-- BEGIN Records to use --
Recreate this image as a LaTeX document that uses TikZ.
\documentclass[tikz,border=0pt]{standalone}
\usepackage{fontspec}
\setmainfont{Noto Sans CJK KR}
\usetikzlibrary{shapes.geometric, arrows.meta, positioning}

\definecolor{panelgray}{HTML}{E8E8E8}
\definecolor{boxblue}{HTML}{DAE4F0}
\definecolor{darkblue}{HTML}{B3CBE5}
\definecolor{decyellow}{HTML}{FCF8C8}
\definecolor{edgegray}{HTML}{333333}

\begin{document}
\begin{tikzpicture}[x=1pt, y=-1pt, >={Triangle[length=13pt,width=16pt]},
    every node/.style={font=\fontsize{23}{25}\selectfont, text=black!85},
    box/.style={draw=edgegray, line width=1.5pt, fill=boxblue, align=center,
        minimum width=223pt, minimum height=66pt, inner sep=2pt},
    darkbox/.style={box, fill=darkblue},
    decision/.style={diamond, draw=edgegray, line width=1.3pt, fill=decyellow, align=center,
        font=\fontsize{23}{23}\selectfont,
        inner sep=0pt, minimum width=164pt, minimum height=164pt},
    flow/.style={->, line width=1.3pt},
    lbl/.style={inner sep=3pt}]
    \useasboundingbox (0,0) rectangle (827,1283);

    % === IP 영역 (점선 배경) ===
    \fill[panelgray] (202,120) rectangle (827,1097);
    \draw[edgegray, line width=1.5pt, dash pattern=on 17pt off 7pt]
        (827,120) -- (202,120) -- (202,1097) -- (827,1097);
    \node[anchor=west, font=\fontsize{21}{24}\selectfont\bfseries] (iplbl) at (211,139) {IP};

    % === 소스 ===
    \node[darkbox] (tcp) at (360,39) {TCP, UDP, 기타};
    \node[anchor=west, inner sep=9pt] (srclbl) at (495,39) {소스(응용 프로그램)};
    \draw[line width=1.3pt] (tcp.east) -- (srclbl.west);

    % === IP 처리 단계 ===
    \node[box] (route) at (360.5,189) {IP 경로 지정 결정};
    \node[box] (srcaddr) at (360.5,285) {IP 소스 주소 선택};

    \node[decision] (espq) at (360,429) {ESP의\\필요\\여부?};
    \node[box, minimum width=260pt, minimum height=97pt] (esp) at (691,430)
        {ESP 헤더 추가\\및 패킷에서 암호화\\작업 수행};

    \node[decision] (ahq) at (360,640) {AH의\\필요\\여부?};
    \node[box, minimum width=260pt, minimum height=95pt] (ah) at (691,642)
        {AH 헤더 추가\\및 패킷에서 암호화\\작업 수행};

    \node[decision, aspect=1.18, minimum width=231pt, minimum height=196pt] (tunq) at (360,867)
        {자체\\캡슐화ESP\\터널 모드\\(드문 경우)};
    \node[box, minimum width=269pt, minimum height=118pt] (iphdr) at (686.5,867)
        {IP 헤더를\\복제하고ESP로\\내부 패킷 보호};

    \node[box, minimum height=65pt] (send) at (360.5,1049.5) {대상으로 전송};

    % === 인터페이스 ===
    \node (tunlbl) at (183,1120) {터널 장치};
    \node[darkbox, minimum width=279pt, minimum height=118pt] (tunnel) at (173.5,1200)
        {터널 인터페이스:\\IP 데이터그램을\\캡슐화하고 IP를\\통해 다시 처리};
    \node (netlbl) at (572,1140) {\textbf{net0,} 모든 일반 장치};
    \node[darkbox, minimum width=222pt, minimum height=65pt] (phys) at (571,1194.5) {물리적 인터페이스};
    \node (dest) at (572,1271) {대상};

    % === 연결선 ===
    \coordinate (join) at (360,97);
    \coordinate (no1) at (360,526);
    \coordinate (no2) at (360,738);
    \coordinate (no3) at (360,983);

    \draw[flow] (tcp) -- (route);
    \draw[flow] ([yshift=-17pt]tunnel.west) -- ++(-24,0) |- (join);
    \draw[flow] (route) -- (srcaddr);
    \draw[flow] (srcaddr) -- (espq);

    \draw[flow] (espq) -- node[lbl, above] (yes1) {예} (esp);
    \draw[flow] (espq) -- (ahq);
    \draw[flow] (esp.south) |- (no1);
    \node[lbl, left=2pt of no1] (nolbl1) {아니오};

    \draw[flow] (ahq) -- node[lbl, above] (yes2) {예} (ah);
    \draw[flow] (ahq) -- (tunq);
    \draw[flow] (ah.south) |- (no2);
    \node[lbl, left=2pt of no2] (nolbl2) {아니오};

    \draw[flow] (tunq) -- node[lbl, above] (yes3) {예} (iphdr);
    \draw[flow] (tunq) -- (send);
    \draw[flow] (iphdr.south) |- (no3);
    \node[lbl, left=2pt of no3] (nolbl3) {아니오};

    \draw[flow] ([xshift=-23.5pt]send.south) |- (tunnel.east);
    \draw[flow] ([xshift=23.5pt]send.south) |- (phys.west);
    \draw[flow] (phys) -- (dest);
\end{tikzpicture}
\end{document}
-- END Records to use --
-- BEGIN Records to use --
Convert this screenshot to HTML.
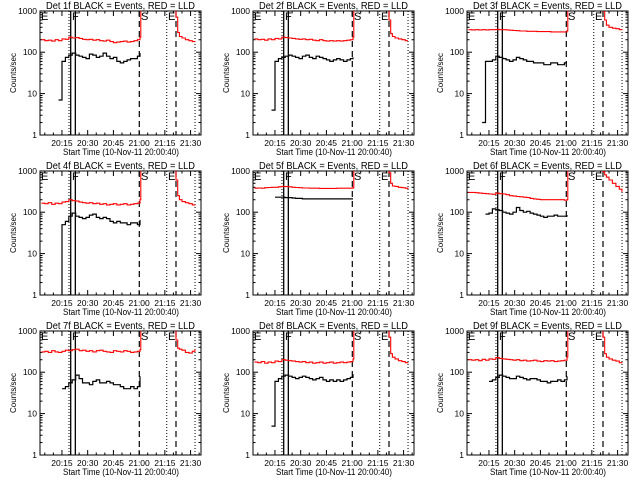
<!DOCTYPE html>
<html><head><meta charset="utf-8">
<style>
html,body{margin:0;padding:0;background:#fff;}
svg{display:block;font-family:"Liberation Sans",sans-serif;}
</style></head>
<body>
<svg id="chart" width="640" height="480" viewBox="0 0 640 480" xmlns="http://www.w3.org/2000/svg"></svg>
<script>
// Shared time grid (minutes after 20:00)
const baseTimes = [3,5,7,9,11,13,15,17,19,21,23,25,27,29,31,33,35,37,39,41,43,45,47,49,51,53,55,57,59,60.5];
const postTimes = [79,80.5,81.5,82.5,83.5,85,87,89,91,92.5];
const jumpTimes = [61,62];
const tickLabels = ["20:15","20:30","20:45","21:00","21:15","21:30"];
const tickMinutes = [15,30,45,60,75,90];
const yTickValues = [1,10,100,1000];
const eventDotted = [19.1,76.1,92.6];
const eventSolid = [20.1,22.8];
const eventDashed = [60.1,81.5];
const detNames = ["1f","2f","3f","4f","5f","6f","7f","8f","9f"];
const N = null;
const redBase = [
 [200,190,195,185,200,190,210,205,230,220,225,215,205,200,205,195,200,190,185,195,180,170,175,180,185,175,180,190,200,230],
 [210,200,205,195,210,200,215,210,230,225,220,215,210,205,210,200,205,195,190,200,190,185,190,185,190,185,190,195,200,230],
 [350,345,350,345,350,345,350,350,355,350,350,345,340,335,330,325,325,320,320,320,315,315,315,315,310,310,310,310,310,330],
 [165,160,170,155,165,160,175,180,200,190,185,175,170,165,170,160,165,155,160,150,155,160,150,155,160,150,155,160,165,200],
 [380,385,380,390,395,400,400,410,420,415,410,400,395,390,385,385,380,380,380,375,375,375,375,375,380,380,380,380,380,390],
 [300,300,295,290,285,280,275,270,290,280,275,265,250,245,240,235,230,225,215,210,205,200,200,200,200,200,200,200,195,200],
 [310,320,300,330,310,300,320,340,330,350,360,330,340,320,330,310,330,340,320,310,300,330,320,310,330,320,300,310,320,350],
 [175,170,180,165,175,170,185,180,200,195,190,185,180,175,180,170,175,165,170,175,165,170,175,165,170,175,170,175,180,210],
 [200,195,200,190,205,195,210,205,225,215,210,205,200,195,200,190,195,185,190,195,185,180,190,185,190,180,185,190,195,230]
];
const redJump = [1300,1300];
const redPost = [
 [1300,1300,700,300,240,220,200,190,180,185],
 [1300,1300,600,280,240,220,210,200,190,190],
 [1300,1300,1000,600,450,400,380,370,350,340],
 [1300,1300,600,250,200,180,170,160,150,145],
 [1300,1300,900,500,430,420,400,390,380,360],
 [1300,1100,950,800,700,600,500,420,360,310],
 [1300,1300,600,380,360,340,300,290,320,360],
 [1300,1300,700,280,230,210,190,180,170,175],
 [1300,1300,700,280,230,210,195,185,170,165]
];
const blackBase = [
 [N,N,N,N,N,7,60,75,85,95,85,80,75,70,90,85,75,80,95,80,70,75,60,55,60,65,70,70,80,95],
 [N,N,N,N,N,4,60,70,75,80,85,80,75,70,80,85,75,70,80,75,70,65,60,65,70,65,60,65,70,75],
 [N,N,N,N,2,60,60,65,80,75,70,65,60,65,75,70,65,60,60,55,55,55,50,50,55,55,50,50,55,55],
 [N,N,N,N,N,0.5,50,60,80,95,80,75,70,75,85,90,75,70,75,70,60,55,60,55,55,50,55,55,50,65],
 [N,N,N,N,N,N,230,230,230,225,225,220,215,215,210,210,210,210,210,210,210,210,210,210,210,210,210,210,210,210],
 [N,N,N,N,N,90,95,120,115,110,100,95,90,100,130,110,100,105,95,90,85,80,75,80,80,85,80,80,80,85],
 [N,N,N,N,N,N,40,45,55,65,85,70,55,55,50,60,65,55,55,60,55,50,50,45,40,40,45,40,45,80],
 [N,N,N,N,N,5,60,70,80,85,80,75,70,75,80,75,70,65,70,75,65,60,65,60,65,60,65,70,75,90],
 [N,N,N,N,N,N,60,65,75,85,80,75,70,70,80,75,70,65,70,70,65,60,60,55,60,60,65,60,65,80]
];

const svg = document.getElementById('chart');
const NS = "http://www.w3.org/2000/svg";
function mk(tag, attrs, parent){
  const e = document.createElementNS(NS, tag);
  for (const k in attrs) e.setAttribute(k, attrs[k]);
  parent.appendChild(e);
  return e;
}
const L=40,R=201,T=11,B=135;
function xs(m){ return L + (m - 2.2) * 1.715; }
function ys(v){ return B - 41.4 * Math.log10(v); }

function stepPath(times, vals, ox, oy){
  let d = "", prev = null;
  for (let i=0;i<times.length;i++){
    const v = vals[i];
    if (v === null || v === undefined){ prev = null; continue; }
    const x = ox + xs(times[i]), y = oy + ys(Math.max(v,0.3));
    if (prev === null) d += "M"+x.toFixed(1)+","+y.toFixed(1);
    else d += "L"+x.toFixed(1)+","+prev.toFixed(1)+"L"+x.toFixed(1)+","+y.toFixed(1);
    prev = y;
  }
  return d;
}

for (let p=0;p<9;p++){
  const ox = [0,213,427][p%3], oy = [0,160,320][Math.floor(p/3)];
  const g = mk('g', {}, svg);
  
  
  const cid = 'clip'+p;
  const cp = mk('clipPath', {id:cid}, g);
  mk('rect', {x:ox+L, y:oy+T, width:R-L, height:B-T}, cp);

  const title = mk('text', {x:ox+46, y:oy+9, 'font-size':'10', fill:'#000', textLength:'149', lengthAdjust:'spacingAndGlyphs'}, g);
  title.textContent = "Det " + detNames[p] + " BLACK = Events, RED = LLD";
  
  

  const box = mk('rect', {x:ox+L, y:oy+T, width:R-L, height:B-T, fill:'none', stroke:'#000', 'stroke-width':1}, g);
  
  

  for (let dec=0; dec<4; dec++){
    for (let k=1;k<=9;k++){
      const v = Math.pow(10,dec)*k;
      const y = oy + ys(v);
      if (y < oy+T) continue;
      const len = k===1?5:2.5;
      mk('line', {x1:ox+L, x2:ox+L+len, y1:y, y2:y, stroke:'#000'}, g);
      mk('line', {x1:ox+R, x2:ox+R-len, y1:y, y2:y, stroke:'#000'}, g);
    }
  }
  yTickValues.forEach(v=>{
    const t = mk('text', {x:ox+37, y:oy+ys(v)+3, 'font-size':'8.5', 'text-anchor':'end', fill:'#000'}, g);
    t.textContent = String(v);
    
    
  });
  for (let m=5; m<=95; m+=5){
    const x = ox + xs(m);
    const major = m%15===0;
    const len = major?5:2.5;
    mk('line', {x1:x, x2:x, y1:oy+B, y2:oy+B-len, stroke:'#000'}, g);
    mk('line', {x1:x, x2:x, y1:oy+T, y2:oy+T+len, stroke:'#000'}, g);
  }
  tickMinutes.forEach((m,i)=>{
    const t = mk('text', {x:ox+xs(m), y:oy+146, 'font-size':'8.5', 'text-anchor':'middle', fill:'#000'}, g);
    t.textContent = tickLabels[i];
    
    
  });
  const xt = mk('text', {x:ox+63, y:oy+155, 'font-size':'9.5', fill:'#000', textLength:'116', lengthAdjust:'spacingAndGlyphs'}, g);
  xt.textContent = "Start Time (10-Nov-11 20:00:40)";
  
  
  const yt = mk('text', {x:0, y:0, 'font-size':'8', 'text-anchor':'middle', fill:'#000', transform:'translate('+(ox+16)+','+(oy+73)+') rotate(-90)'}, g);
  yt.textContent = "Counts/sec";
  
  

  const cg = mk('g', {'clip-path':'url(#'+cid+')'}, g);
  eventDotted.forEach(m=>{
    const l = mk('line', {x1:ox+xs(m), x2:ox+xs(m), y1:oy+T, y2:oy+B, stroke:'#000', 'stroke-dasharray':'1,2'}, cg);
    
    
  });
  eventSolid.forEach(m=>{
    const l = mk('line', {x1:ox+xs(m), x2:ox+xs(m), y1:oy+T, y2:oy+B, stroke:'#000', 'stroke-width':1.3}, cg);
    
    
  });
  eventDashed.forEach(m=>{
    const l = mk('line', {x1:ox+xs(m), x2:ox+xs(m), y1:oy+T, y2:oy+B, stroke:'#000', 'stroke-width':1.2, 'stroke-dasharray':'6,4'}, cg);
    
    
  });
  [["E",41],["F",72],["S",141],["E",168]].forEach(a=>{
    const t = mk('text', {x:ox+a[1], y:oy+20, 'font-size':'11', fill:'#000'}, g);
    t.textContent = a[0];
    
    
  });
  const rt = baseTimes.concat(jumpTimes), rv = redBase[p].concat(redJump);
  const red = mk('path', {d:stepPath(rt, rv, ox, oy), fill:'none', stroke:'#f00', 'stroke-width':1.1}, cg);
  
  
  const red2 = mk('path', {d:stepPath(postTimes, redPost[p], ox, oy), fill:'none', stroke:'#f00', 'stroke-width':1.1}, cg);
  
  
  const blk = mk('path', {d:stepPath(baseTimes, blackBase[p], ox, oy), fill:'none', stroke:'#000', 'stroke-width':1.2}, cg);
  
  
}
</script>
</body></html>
-- END Records to use --
-- BEGIN Records to use --
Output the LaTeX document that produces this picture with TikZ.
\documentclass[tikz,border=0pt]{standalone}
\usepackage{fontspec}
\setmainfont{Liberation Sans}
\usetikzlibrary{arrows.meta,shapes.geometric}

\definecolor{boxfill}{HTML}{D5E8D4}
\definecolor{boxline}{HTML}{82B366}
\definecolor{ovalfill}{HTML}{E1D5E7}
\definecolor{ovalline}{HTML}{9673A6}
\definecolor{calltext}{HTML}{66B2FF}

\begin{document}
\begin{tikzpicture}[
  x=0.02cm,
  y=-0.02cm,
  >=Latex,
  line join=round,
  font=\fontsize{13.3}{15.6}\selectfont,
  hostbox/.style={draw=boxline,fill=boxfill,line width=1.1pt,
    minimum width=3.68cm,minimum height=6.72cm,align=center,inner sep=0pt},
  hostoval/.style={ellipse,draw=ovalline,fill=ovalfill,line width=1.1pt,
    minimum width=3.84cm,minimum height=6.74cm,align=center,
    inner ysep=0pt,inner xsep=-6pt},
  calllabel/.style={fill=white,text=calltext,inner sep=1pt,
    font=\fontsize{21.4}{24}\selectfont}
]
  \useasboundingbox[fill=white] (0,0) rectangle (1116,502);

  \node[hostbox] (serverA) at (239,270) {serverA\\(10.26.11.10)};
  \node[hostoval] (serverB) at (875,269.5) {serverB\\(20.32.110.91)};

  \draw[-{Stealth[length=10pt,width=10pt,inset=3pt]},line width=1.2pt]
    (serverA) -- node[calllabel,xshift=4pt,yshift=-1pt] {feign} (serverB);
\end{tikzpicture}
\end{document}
-- END Records to use --
■ Exercise instructions:
Between the line containing "Recreate this image" and the line containing "(iplbl) at (211,139)" lies the part to return. Return it exactly, counting both of those lines.

■ Answer in full:
Recreate this image as a LaTeX document that uses TikZ.
\documentclass[tikz,border=0pt]{standalone}
\usepackage{fontspec}
\setmainfont{Noto Sans CJK KR}
\usetikzlibrary{shapes.geometric, arrows.meta, positioning}

\definecolor{panelgray}{HTML}{E8E8E8}
\definecolor{boxblue}{HTML}{DAE4F0}
\definecolor{darkblue}{HTML}{B3CBE5}
\definecolor{decyellow}{HTML}{FCF8C8}
\definecolor{edgegray}{HTML}{333333}

\begin{document}
\begin{tikzpicture}[x=1pt, y=-1pt, >={Triangle[length=13pt,width=16pt]},
    every node/.style={font=\fontsize{23}{25}\selectfont, text=black!85},
    box/.style={draw=edgegray, line width=1.5pt, fill=boxblue, align=center,
        minimum width=223pt, minimum height=66pt, inner sep=2pt},
    darkbox/.style={box, fill=darkblue},
    decision/.style={diamond, draw=edgegray, line width=1.3pt, fill=decyellow, align=center,
        font=\fontsize{23}{23}\selectfont,
        inner sep=0pt, minimum width=164pt, minimum height=164pt},
    flow/.style={->, line width=1.3pt},
    lbl/.style={inner sep=3pt}]
    \useasboundingbox (0,0) rectangle (827,1283);

    % === IP 영역 (점선 배경) ===
    \fill[panelgray] (202,120) rectangle (827,1097);
    \draw[edgegray, line width=1.5pt, dash pattern=on 17pt off 7pt]
        (827,120) -- (202,120) -- (202,1097) -- (827,1097);
    \node[anchor=west, font=\fontsize{21}{24}\selectfont\bfseries] (iplbl) at (211,139) {IP};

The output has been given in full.